AIM OF THE EXERCISE
Exactly repeat the material, dropping every picture from the copy.

AVAILABLE DATA
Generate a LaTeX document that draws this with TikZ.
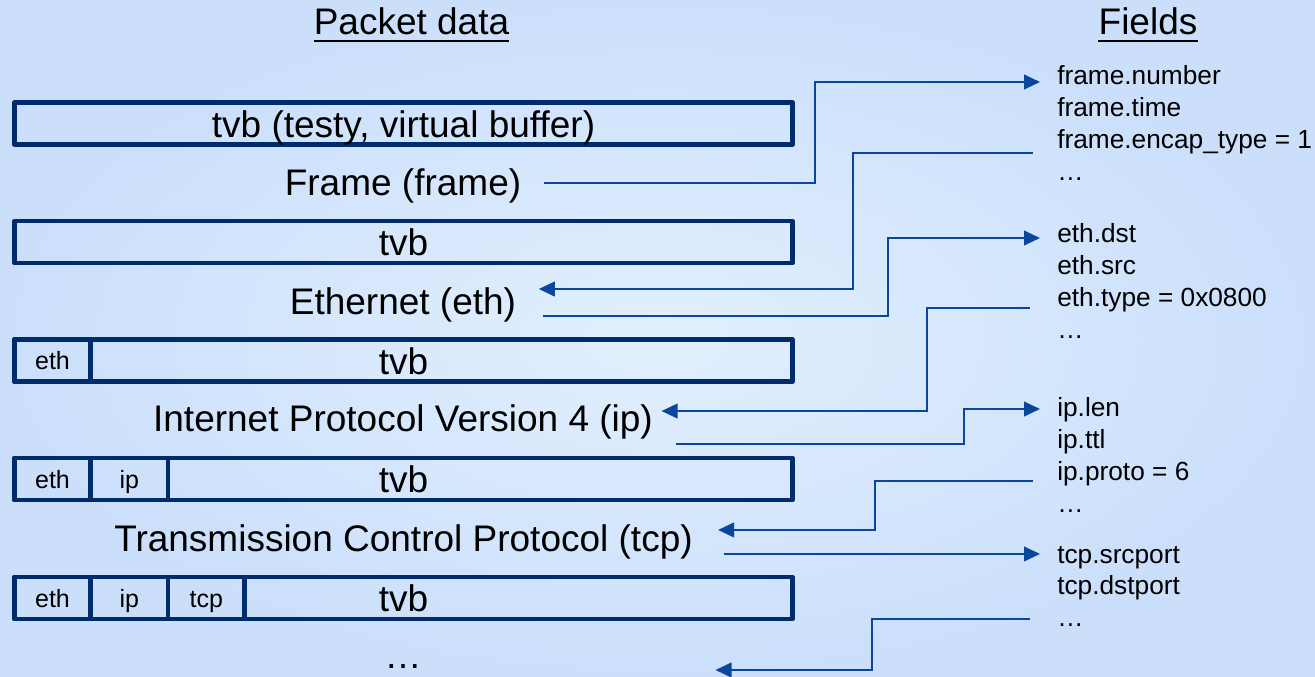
\documentclass[tikz,border=0pt]{standalone}
\usepackage{fontspec}
\setmainfont{Liberation Sans}
\usetikzlibrary{arrows.meta}
\definecolor{bgin}{HTML}{E2F0FE}
\definecolor{bgout}{HTML}{CBDFFB}
\definecolor{bufc}{HTML}{002C6C}
\definecolor{linkc}{HTML}{0A469E}

\begin{document}
\begin{tikzpicture}[x=0.75pt,y=-0.75pt,
  big/.style={font=\fontsize{27.75pt}{33pt}\selectfont, inner sep=0pt},
  lbl/.style={big, anchor=base},
  fld/.style={font=\fontsize{19.7pt}{24pt}\selectfont, inner sep=0pt, anchor=base west},
  buf/.style={draw=bufc, line width=3.6pt, line join=round, big,
    minimum width=583.5pt, minimum height=31.5pt, inner sep=0pt,
    text height=20.3pt, text depth=0pt},
  cell/.style={draw=bufc, line width=3.6pt, line join=round,
    minimum height=31.5pt, inner sep=0pt, text height=13.7pt, text depth=0pt,
    font=\fontsize{18.75pt}{22pt}\selectfont},
  link/.style={draw=linkc, line width=1.5pt},
  tip/.style={link, -{Triangle[length=12pt,width=11pt]}},
]
% page and background
\useasboundingbox (0,0) rectangle (1315,677);
\shade[inner color=bgin, outer color=bgout] (0,0) rectangle (1315,677);

% column headings
\node[lbl] (hpkt) at (411.5,35) {Packet data};
\node[lbl] (hfld) at (1148,35) {Fields};
\draw[line width=2pt] ([yshift=-4.5pt]hpkt.base west) -- ([yshift=-4.5pt]hpkt.base east);
\draw[line width=2pt] ([yshift=-4.5pt]hfld.base west) -- ([yshift=-4.5pt]hfld.base east);

% buffers
\node[buf] (b1) at (403.5,123.5) {tvb (testy, virtual buffer)};
\node[buf] (b2) at (403.5,242) {tvb};
\node[buf] (b3) at (403.5,360.5) {tvb};
\node[buf] (b4) at (403.5,479) {tvb};
\node[buf] (b5) at (403.5,598) {tvb};

% consumed header cells
\node[cell, minimum width=57pt]   (b3eth) at (52.5,360.5) {eth};
\node[cell, minimum width=57pt]   (b4eth) at (52.5,479) {eth};
\node[cell, minimum width=58.1pt] (b4ip)  at (129.25,479) {ip};
\node[cell, minimum width=57pt]   (b5eth) at (52.5,598) {eth};
\node[cell, minimum width=58.1pt] (b5ip)  at (129.25,598) {ip};
\node[cell, minimum width=57.4pt] (b5tcp) at (206.25,598) {tcp};

% dissectors
\node[lbl] (pframe) at (403,196) {Frame (frame)};
\node[lbl] (peth)   at (403,315) {Ethernet (eth)};
\node[lbl] (pip)    at (403,431.7) {Internet Protocol Version 4 (ip)};
\node[lbl] (ptcp)   at (403.5,551.7) {Transmission Control Protocol (tcp)};
\node[lbl] (pmore)  at (403,668) {…};

% fields
\node[fld] (f11) at (1057,85)    {frame.number};
\node[fld] (f12) at (1057,116.8) {frame.time};
\node[fld] (f13) at (1057,148.6) {frame.encap\_type = 1};
\node[fld] (f14) at (1057,180.4) {…};
\node[fld] (f21) at (1057,243)   {eth.dst};
\node[fld] (f22) at (1057,274.8) {eth.src};
\node[fld] (f23) at (1057,306.6) {eth.type = 0x0800};
\node[fld] (f24) at (1057,338.4) {…};
\node[fld] (f31) at (1057,417)   {ip.len};
\node[fld] (f32) at (1057,448.8) {ip.ttl};
\node[fld] (f33) at (1057,480.6) {ip.proto = 6};
\node[fld] (f34) at (1057,512.4) {…};
\node[fld] (f41) at (1057,563)   {tcp.srcport};
\node[fld] (f42) at (1057,594.8) {tcp.dstport};
\node[fld] (f43) at (1057,626.6) {…};

% connector ends
\coordinate (s1) at ([xshift=16.8pt,yshift=9.75pt]pframe.base east);
\coordinate (t1) at ([xshift=-12.75pt,yshift=2.25pt]f11.base west);
\coordinate (s2) at ([xshift=-18.3pt,yshift=-3.5pt]f13.base west);
\coordinate (t2) at ([xshift=16.8pt,yshift=19.5pt]peth.base east);
\coordinate (s3) at ([xshift=19.8pt,yshift=-0.75pt]peth.base east);
\coordinate (t3) at ([xshift=-12.75pt,yshift=3.75pt]f21.base west);
\coordinate (s4) at ([xshift=-20.5pt,yshift=-0.75pt]f23.base west);
\coordinate (t4) at ([xshift=6.3pt,yshift=15.5pt]pip.base east);
\coordinate (s5) at ([xshift=17.3pt,yshift=-9.5pt]pip.base east);
\coordinate (t5) at ([xshift=-12.75pt,yshift=6pt]f31.base west);
\coordinate (s6) at ([xshift=-18.3pt,yshift=-0.5pt]f33.base west);
\coordinate (t6) at ([xshift=18.8pt,yshift=16.3pt]ptcp.base east);
\coordinate (s7) at ([xshift=23.5pt,yshift=-1.7pt]ptcp.base east);
\coordinate (t7) at ([xshift=-12.75pt,yshift=6.75pt]f41.base west);
\coordinate (s8) at ([xshift=-20.5pt,yshift=6pt]f43.base west);
\coordinate (t8) at (715.5,670);

% vertical runs of the connectors
\coordinate (k1) at (814.5,0);
\coordinate (k2) at (853.4,0);
\coordinate (k3) at (887.6,0);
\coordinate (k4) at (927.3,0);
\coordinate (k5) at (964,0);
\coordinate (k6) at (875,0);
\coordinate (k8) at (872,0);

% connectors
\draw[tip] (s1) -- (s1 -| k1) |- (t1);
\draw[tip] (s2) -- (s2 -| k2) |- (t2);
\draw[tip] (s3) -- (s3 -| k3) |- (t3);
\draw[tip] (s4) -- (s4 -| k4) |- (t4);
\draw[tip] (s5) -- (s5 -| k5) |- (t5);
\draw[tip] (s6) -- (s6 -| k6) |- (t6);
\draw[tip] (s7) -- (t7 |- s7);
\draw[tip] (s8) -- (s8 -| k8) |- (t8);
\end{tikzpicture}
\end{document}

FINAL ANSWER
Generate a LaTeX document that draws this with TikZ.
\documentclass[tikz,border=0pt]{standalone}
\usepackage{fontspec}
\setmainfont{Liberation Sans}
\usetikzlibrary{arrows.meta}
\definecolor{bgin}{HTML}{E2F0FE}
\definecolor{bgout}{HTML}{CBDFFB}
\definecolor{bufc}{HTML}{002C6C}
\definecolor{linkc}{HTML}{0A469E}

\begin{document}
\begin{tikzpicture}[x=0.75pt,y=-0.75pt,
  big/.style={font=\fontsize{27.75pt}{33pt}\selectfont, inner sep=0pt},
  lbl/.style={big, anchor=base},
  fld/.style={font=\fontsize{19.7pt}{24pt}\selectfont, inner sep=0pt, anchor=base west},
  buf/.style={draw=bufc, line width=3.6pt, line join=round, big,
    minimum width=583.5pt, minimum height=31.5pt, inner sep=0pt,
    text height=20.3pt, text depth=0pt},
  cell/.style={draw=bufc, line width=3.6pt, line join=round,
    minimum height=31.5pt, inner sep=0pt, text height=13.7pt, text depth=0pt,
    font=\fontsize{18.75pt}{22pt}\selectfont},
  link/.style={draw=linkc, line width=1.5pt},
  tip/.style={link, -{Triangle[length=12pt,width=11pt]}},
]
% page and background
\useasboundingbox (0,0) rectangle (1315,677);
\shade[inner color=bgin, outer color=bgout] (0,0) rectangle (1315,677);

% column headings
\node[lbl] (hpkt) at (411.5,35) {Packet data};
\node[lbl] (hfld) at (1148,35) {Fields};
\draw[line width=2pt] ([yshift=-4.5pt]hpkt.base west) -- ([yshift=-4.5pt]hpkt.base east);
\draw[line width=2pt] ([yshift=-4.5pt]hfld.base west) -- ([yshift=-4.5pt]hfld.base east);

% buffers
\node[buf] (b1) at (403.5,123.5) {tvb (testy, virtual buffer)};
\node[buf] (b2) at (403.5,242) {tvb};
\node[buf] (b3) at (403.5,360.5) {tvb};
\node[buf] (b4) at (403.5,479) {tvb};
\node[buf] (b5) at (403.5,598) {tvb};

% consumed header cells
\node[cell, minimum width=57pt]   (b3eth) at (52.5,360.5) {eth};
\node[cell, minimum width=57pt]   (b4eth) at (52.5,479) {eth};
\node[cell, minimum width=58.1pt] (b4ip)  at (129.25,479) {ip};
\node[cell, minimum width=57pt]   (b5eth) at (52.5,598) {eth};
\node[cell, minimum width=58.1pt] (b5ip)  at (129.25,598) {ip};
\node[cell, minimum width=57.4pt] (b5tcp) at (206.25,598) {tcp};

% dissectors
\node[lbl] (pframe) at (403,196) {Frame (frame)};
\node[lbl] (peth)   at (403,315) {Ethernet (eth)};
\node[lbl] (pip)    at (403,431.7) {Internet Protocol Version 4 (ip)};
\node[lbl] (ptcp)   at (403.5,551.7) {Transmission Control Protocol (tcp)};
\node[lbl] (pmore)  at (403,668) {…};

% fields
\node[fld] (f11) at (1057,85)    {frame.number};
\node[fld] (f12) at (1057,116.8) {frame.time};
\node[fld] (f13) at (1057,148.6) {frame.encap\_type = 1};
\node[fld] (f14) at (1057,180.4) {…};
\node[fld] (f21) at (1057,243)   {eth.dst};
\node[fld] (f22) at (1057,274.8) {eth.src};
\node[fld] (f23) at (1057,306.6) {eth.type = 0x0800};
\node[fld] (f24) at (1057,338.4) {…};
\node[fld] (f31) at (1057,417)   {ip.len};
\node[fld] (f32) at (1057,448.8) {ip.ttl};
\node[fld] (f33) at (1057,480.6) {ip.proto = 6};
\node[fld] (f34) at (1057,512.4) {…};
\node[fld] (f41) at (1057,563)   {tcp.srcport};
\node[fld] (f42) at (1057,594.8) {tcp.dstport};
\node[fld] (f43) at (1057,626.6) {…};

% connector ends
\coordinate (s1) at ([xshift=16.8pt,yshift=9.75pt]pframe.base east);
\coordinate (t1) at ([xshift=-12.75pt,yshift=2.25pt]f11.base west);
\coordinate (s2) at ([xshift=-18.3pt,yshift=-3.5pt]f13.base west);
\coordinate (t2) at ([xshift=16.8pt,yshift=19.5pt]peth.base east);
\coordinate (s3) at ([xshift=19.8pt,yshift=-0.75pt]peth.base east);
\coordinate (t3) at ([xshift=-12.75pt,yshift=3.75pt]f21.base west);
\coordinate (s4) at ([xshift=-20.5pt,yshift=-0.75pt]f23.base west);
\coordinate (t4) at ([xshift=6.3pt,yshift=15.5pt]pip.base east);
\coordinate (s5) at ([xshift=17.3pt,yshift=-9.5pt]pip.base east);
\coordinate (t5) at ([xshift=-12.75pt,yshift=6pt]f31.base west);
\coordinate (s6) at ([xshift=-18.3pt,yshift=-0.5pt]f33.base west);
\coordinate (t6) at ([xshift=18.8pt,yshift=16.3pt]ptcp.base east);
\coordinate (s7) at ([xshift=23.5pt,yshift=-1.7pt]ptcp.base east);
\coordinate (t7) at ([xshift=-12.75pt,yshift=6.75pt]f41.base west);
\coordinate (s8) at ([xshift=-20.5pt,yshift=6pt]f43.base west);
\coordinate (t8) at (715.5,670);

% vertical runs of the connectors
\coordinate (k1) at (814.5,0);
\coordinate (k2) at (853.4,0);
\coordinate (k3) at (887.6,0);
\coordinate (k4) at (927.3,0);
\coordinate (k5) at (964,0);
\coordinate (k6) at (875,0);
\coordinate (k8) at (872,0);

% connectors
\draw[tip] (s1) -- (s1 -| k1) |- (t1);
\draw[tip] (s2) -- (s2 -| k2) |- (t2);
\draw[tip] (s3) -- (s3 -| k3) |- (t3);
\draw[tip] (s4) -- (s4 -| k4) |- (t4);
\draw[tip] (s5) -- (s5 -| k5) |- (t5);
\draw[tip] (s6) -- (s6 -| k6) |- (t6);
\draw[tip] (s7) -- (t7 |- s7);
\draw[tip] (s8) -- (s8 -| k8) |- (t8);
\end{tikzpicture}
\end{document}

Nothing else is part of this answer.